State tranquilli che le loro ville sontuose collocate in riva ai laghi, su colli toscani, su coste smeralde o nei paradisi fiscali, mica verranno conteggiate dalla proporzionalità della tassazione. Noi ricchi verremo conteggiati in base al reddito dichiarato (figuriamoci!) e non certo al patrimonio che resta occultato, né ai consumi privilegiati. Scommetto che la maggioranza degli attuali governanti ha già provveduto da tempo a costituirsi una riserva di denaro all’estero, mentre i loro sottoposti fanno invano la fila nel Canton Ticino, dove le banche svizzere registrano il tutto esaurito delle cassette di sicurezza.

Il ritardo e l’iniquità della manovra che questa classe dirigente non aveva l’autorevolezza di promuovere – difatti rifiutava di agire, finché gliel’hanno dovuta imporre entità sopranazionali – si manifesta nella più classica delle modalità terminali: si salvi chi può.

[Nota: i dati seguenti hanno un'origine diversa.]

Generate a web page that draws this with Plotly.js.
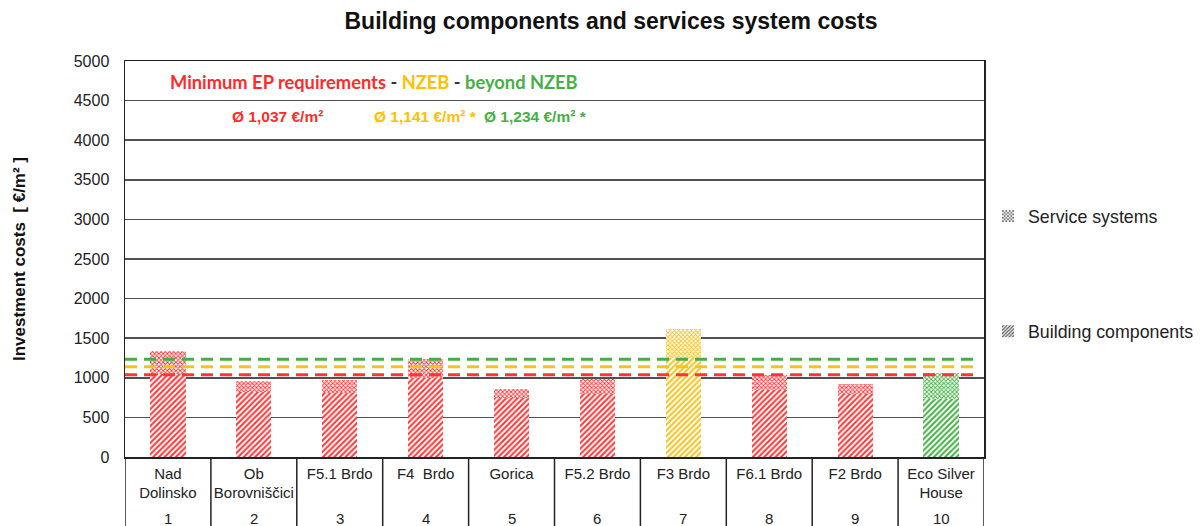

Ora che non basta più colpire i soliti noti (giovani, lavoratori del settore privato, dipendenti pubblici, pensionati), i veri ricchi e i veri potenti di questa classe dirigente scaricano gli ulteriori sacrifici necessari sulle figure intermedie del loro sistema in rovina. Non a caso ci casca un Di Pietro, che prende sul serio le «luci» della manovra perché come Berlusconi impernia la sua politica sulla demagogia degli annunci vistosi, come la presunta abolizione di 50 mila poltrone negli enti locali. Che sovrasta provvedimenti sostanziali come la deroga ai contratti nazionali di lavoro e l’inevitabile boom di nuove tasse municipali e regionali, portatori di acute sofferenze sociali.

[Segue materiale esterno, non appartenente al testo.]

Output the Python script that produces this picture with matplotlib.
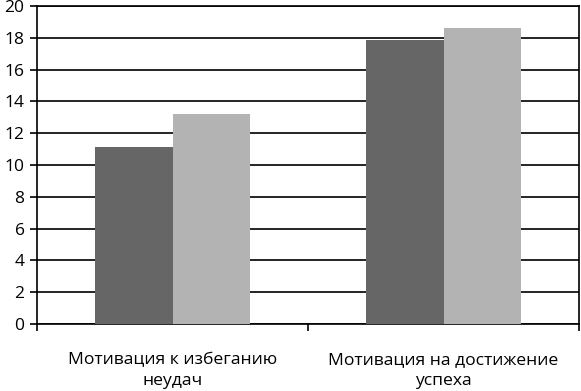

Non potevamo certo aspettarci che il diktat proveniente dalle istituzioni europee contemplasse vincoli di giustizia sociale e redistribuzione equa della ricchezza. I tecnici applicano regole economiche di mera compatibilità, come tali ineludibili, ma spetterebbe ai politici indirizzarle a tutela dei ceti sociali svantaggiati. Sarebbe stato ingenuo pensare che tale esigenza venisse avvertita da una nomenclatura cleptomane resasi artefice nel corso degli anni di un imponente dirottamento della ricchezza nazionale a vantaggio di rendite e profitti.

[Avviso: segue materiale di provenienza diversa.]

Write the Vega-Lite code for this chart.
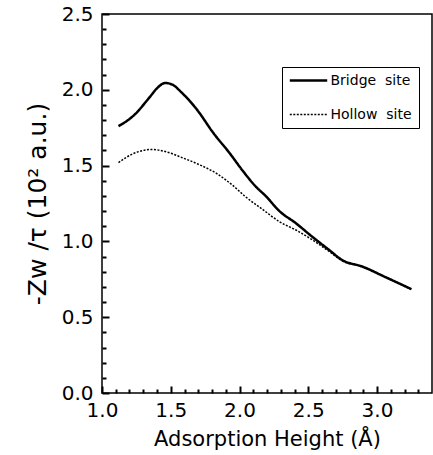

Quest’ultima non è una particolarità italiana. Ma è solo in Italia, fra i Paesi industrializzati dell’Occidente, che l’acuirsi delle disuguaglianze ha subito un’accelerazione così sfacciata. L’autunno si preannuncia gravido di effetti nefasti sull’economia reale, cioè sulle condizioni di vita della maggioranza delle famiglie. Senza alcuna ragionevole certezza che la stangata di Ferragosto basti a metterci al riparo dalle tempeste della speculazione finanziaria.